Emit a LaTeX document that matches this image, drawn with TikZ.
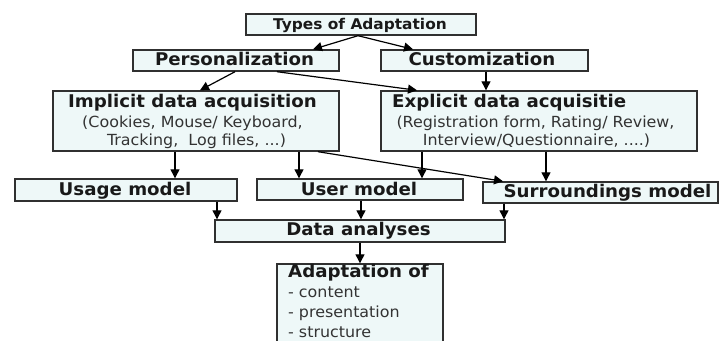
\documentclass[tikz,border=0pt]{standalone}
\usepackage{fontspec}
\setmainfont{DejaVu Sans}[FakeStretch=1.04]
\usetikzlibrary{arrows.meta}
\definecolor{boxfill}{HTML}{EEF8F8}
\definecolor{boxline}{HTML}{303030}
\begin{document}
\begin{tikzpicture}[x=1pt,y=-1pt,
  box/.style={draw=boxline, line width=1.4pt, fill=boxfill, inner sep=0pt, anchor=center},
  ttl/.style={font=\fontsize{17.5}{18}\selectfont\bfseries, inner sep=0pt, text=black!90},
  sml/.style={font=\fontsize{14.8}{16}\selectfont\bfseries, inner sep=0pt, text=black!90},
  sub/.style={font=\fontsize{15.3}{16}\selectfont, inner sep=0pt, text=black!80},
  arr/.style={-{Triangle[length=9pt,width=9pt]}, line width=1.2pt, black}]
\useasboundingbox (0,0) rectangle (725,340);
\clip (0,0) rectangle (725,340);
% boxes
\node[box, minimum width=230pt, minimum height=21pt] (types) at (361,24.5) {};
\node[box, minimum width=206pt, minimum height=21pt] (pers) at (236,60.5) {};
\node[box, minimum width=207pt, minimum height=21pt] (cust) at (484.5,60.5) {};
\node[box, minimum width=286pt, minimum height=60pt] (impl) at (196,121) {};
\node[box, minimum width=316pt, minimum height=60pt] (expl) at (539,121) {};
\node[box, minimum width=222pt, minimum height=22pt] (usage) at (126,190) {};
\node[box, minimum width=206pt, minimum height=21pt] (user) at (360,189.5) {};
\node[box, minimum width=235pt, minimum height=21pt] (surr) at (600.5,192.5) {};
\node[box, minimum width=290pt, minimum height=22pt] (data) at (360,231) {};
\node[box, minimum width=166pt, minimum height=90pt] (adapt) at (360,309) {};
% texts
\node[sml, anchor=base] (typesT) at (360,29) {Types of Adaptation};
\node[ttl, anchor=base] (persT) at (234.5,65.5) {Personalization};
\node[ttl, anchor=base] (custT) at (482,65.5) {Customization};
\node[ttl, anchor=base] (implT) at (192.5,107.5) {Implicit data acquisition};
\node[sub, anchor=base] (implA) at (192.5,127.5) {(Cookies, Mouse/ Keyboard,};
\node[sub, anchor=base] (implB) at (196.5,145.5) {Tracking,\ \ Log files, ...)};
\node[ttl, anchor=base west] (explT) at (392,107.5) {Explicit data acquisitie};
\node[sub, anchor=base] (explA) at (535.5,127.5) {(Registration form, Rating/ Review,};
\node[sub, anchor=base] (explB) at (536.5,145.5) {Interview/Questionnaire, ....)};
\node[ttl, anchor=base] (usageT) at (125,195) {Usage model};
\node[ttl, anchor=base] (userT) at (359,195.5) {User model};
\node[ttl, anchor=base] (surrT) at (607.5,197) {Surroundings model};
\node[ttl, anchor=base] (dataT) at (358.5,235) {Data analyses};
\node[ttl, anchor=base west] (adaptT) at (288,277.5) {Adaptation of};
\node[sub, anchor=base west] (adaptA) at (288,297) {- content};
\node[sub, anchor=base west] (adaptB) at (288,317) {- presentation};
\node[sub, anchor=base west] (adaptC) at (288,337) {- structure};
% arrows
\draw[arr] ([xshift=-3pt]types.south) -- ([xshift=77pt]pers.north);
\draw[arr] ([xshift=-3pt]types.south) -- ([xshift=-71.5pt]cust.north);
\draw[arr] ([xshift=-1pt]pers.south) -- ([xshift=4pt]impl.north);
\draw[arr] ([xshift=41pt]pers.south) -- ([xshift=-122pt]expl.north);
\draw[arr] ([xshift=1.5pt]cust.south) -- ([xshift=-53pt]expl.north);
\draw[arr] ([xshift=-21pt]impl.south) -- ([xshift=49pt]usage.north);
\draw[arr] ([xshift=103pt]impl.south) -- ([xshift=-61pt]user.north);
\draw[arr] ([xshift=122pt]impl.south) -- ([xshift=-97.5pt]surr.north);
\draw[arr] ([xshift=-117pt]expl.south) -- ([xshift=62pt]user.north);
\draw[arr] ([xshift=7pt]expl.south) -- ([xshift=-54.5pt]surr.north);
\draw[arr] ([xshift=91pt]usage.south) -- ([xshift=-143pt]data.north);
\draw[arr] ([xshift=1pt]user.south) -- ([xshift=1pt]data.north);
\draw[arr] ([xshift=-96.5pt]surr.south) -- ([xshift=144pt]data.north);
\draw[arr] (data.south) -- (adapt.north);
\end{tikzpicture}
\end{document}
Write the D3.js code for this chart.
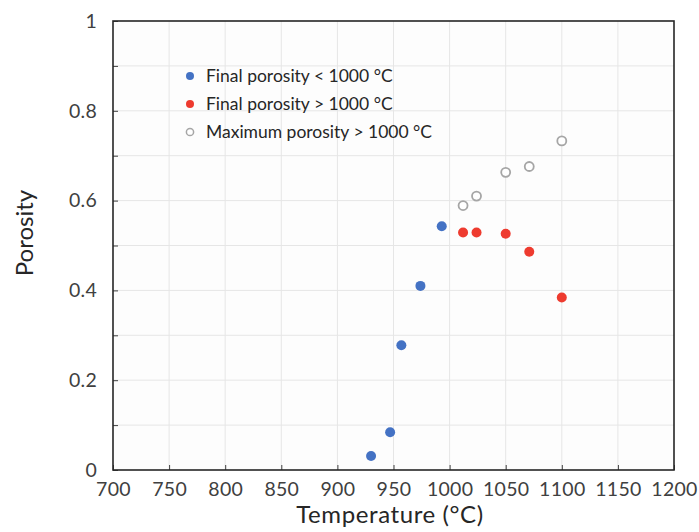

━━━━━━━━━━━━━━━━

*WORK INSTRUCTIONS:*
Restate the whole of the material word for word without the pictures.

*ANSWER TO THIS TASK:*
Emit a LaTeX document that matches this image, drawn with TikZ.
\documentclass[tikz,border=0pt]{standalone}
\usepackage{fontspec}
\setmainfont{DejaVu Sans}[FakeStretch=1.04]
\usetikzlibrary{arrows.meta}
\definecolor{boxfill}{HTML}{EEF8F8}
\definecolor{boxline}{HTML}{303030}
\begin{document}
\begin{tikzpicture}[x=1pt,y=-1pt,
  box/.style={draw=boxline, line width=1.4pt, fill=boxfill, inner sep=0pt, anchor=center},
  ttl/.style={font=\fontsize{17.5}{18}\selectfont\bfseries, inner sep=0pt, text=black!90},
  sml/.style={font=\fontsize{14.8}{16}\selectfont\bfseries, inner sep=0pt, text=black!90},
  sub/.style={font=\fontsize{15.3}{16}\selectfont, inner sep=0pt, text=black!80},
  arr/.style={-{Triangle[length=9pt,width=9pt]}, line width=1.2pt, black}]
\useasboundingbox (0,0) rectangle (725,340);
\clip (0,0) rectangle (725,340);
% boxes
\node[box, minimum width=230pt, minimum height=21pt] (types) at (361,24.5) {};
\node[box, minimum width=206pt, minimum height=21pt] (pers) at (236,60.5) {};
\node[box, minimum width=207pt, minimum height=21pt] (cust) at (484.5,60.5) {};
\node[box, minimum width=286pt, minimum height=60pt] (impl) at (196,121) {};
\node[box, minimum width=316pt, minimum height=60pt] (expl) at (539,121) {};
\node[box, minimum width=222pt, minimum height=22pt] (usage) at (126,190) {};
\node[box, minimum width=206pt, minimum height=21pt] (user) at (360,189.5) {};
\node[box, minimum width=235pt, minimum height=21pt] (surr) at (600.5,192.5) {};
\node[box, minimum width=290pt, minimum height=22pt] (data) at (360,231) {};
\node[box, minimum width=166pt, minimum height=90pt] (adapt) at (360,309) {};
% texts
\node[sml, anchor=base] (typesT) at (360,29) {Types of Adaptation};
\node[ttl, anchor=base] (persT) at (234.5,65.5) {Personalization};
\node[ttl, anchor=base] (custT) at (482,65.5) {Customization};
\node[ttl, anchor=base] (implT) at (192.5,107.5) {Implicit data acquisition};
\node[sub, anchor=base] (implA) at (192.5,127.5) {(Cookies, Mouse/ Keyboard,};
\node[sub, anchor=base] (implB) at (196.5,145.5) {Tracking,\ \ Log files, ...)};
\node[ttl, anchor=base west] (explT) at (392,107.5) {Explicit data acquisitie};
\node[sub, anchor=base] (explA) at (535.5,127.5) {(Registration form, Rating/ Review,};
\node[sub, anchor=base] (explB) at (536.5,145.5) {Interview/Questionnaire, ....)};
\node[ttl, anchor=base] (usageT) at (125,195) {Usage model};
\node[ttl, anchor=base] (userT) at (359,195.5) {User model};
\node[ttl, anchor=base] (surrT) at (607.5,197) {Surroundings model};
\node[ttl, anchor=base] (dataT) at (358.5,235) {Data analyses};
\node[ttl, anchor=base west] (adaptT) at (288,277.5) {Adaptation of};
\node[sub, anchor=base west] (adaptA) at (288,297) {- content};
\node[sub, anchor=base west] (adaptB) at (288,317) {- presentation};
\node[sub, anchor=base west] (adaptC) at (288,337) {- structure};
% arrows
\draw[arr] ([xshift=-3pt]types.south) -- ([xshift=77pt]pers.north);
\draw[arr] ([xshift=-3pt]types.south) -- ([xshift=-71.5pt]cust.north);
\draw[arr] ([xshift=-1pt]pers.south) -- ([xshift=4pt]impl.north);
\draw[arr] ([xshift=41pt]pers.south) -- ([xshift=-122pt]expl.north);
\draw[arr] ([xshift=1.5pt]cust.south) -- ([xshift=-53pt]expl.north);
\draw[arr] ([xshift=-21pt]impl.south) -- ([xshift=49pt]usage.north);
\draw[arr] ([xshift=103pt]impl.south) -- ([xshift=-61pt]user.north);
\draw[arr] ([xshift=122pt]impl.south) -- ([xshift=-97.5pt]surr.north);
\draw[arr] ([xshift=-117pt]expl.south) -- ([xshift=62pt]user.north);
\draw[arr] ([xshift=7pt]expl.south) -- ([xshift=-54.5pt]surr.north);
\draw[arr] ([xshift=91pt]usage.south) -- ([xshift=-143pt]data.north);
\draw[arr] ([xshift=1pt]user.south) -- ([xshift=1pt]data.north);
\draw[arr] ([xshift=-96.5pt]surr.south) -- ([xshift=144pt]data.north);
\draw[arr] (data.south) -- (adapt.north);
\end{tikzpicture}
\end{document}
Write the D3.js code for this chart.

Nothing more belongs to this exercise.